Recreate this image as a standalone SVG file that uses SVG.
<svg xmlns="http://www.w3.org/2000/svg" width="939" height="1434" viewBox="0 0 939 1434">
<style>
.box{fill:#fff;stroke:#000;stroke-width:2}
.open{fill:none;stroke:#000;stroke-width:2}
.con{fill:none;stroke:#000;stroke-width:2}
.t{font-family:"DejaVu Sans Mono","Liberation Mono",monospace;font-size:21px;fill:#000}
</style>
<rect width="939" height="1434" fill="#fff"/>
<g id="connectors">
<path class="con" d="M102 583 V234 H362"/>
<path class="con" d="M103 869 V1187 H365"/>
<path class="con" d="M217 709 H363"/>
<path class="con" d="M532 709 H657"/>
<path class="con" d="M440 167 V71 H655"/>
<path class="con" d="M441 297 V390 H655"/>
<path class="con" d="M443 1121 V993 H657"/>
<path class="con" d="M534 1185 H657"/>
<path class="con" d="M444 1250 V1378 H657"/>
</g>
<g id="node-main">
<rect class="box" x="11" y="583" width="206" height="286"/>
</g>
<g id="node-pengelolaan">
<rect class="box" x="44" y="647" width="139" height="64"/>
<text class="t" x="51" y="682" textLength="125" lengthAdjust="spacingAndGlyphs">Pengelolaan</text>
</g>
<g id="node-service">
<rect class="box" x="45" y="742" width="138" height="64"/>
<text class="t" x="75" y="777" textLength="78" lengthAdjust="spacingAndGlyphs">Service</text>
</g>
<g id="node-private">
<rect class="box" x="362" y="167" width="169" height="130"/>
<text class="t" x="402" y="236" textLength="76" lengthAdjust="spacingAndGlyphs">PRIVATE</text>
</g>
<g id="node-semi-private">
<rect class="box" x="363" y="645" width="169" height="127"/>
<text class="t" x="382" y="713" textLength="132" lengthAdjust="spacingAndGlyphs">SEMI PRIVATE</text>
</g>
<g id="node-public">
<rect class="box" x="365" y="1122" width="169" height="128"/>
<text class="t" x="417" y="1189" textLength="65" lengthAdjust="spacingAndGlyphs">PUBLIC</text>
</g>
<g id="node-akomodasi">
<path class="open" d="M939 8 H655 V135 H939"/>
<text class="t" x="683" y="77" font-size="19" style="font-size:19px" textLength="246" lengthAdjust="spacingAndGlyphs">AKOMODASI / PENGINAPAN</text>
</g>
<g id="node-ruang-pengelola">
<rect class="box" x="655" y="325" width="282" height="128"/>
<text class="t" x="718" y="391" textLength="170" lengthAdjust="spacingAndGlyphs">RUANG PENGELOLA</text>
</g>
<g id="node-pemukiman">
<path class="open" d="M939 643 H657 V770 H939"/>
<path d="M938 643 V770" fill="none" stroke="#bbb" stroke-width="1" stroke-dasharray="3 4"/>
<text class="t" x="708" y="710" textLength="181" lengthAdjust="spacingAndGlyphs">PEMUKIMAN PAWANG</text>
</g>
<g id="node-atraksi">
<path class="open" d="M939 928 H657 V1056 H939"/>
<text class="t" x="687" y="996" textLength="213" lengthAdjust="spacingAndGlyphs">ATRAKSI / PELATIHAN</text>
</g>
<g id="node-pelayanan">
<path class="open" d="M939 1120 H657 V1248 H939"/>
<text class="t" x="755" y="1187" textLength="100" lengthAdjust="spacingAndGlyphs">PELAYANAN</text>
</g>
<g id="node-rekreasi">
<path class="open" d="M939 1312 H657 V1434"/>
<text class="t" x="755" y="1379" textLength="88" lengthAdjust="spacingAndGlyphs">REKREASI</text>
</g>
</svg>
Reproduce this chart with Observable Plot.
========
*WHAT YOU WILL DO*.
Produce a verbatim transcription of the entries above.

*THE RESULT*.
Recreate this image as a standalone SVG file that uses SVG.
<svg xmlns="http://www.w3.org/2000/svg" width="939" height="1434" viewBox="0 0 939 1434">
<style>
.box{fill:#fff;stroke:#000;stroke-width:2}
.open{fill:none;stroke:#000;stroke-width:2}
.con{fill:none;stroke:#000;stroke-width:2}
.t{font-family:"DejaVu Sans Mono","Liberation Mono",monospace;font-size:21px;fill:#000}
</style>
<rect width="939" height="1434" fill="#fff"/>
<g id="connectors">
<path class="con" d="M102 583 V234 H362"/>
<path class="con" d="M103 869 V1187 H365"/>
<path class="con" d="M217 709 H363"/>
<path class="con" d="M532 709 H657"/>
<path class="con" d="M440 167 V71 H655"/>
<path class="con" d="M441 297 V390 H655"/>
<path class="con" d="M443 1121 V993 H657"/>
<path class="con" d="M534 1185 H657"/>
<path class="con" d="M444 1250 V1378 H657"/>
</g>
<g id="node-main">
<rect class="box" x="11" y="583" width="206" height="286"/>
</g>
<g id="node-pengelolaan">
<rect class="box" x="44" y="647" width="139" height="64"/>
<text class="t" x="51" y="682" textLength="125" lengthAdjust="spacingAndGlyphs">Pengelolaan</text>
</g>
<g id="node-service">
<rect class="box" x="45" y="742" width="138" height="64"/>
<text class="t" x="75" y="777" textLength="78" lengthAdjust="spacingAndGlyphs">Service</text>
</g>
<g id="node-private">
<rect class="box" x="362" y="167" width="169" height="130"/>
<text class="t" x="402" y="236" textLength="76" lengthAdjust="spacingAndGlyphs">PRIVATE</text>
</g>
<g id="node-semi-private">
<rect class="box" x="363" y="645" width="169" height="127"/>
<text class="t" x="382" y="713" textLength="132" lengthAdjust="spacingAndGlyphs">SEMI PRIVATE</text>
</g>
<g id="node-public">
<rect class="box" x="365" y="1122" width="169" height="128"/>
<text class="t" x="417" y="1189" textLength="65" lengthAdjust="spacingAndGlyphs">PUBLIC</text>
</g>
<g id="node-akomodasi">
<path class="open" d="M939 8 H655 V135 H939"/>
<text class="t" x="683" y="77" font-size="19" style="font-size:19px" textLength="246" lengthAdjust="spacingAndGlyphs">AKOMODASI / PENGINAPAN</text>
</g>
<g id="node-ruang-pengelola">
<rect class="box" x="655" y="325" width="282" height="128"/>
<text class="t" x="718" y="391" textLength="170" lengthAdjust="spacingAndGlyphs">RUANG PENGELOLA</text>
</g>
<g id="node-pemukiman">
<path class="open" d="M939 643 H657 V770 H939"/>
<path d="M938 643 V770" fill="none" stroke="#bbb" stroke-width="1" stroke-dasharray="3 4"/>
<text class="t" x="708" y="710" textLength="181" lengthAdjust="spacingAndGlyphs">PEMUKIMAN PAWANG</text>
</g>
<g id="node-atraksi">
<path class="open" d="M939 928 H657 V1056 H939"/>
<text class="t" x="687" y="996" textLength="213" lengthAdjust="spacingAndGlyphs">ATRAKSI / PELATIHAN</text>
</g>
<g id="node-pelayanan">
<path class="open" d="M939 1120 H657 V1248 H939"/>
<text class="t" x="755" y="1187" textLength="100" lengthAdjust="spacingAndGlyphs">PELAYANAN</text>
</g>
<g id="node-rekreasi">
<path class="open" d="M939 1312 H657 V1434"/>
<text class="t" x="755" y="1379" textLength="88" lengthAdjust="spacingAndGlyphs">REKREASI</text>
</g>
</svg>
Reproduce this chart with Observable Plot.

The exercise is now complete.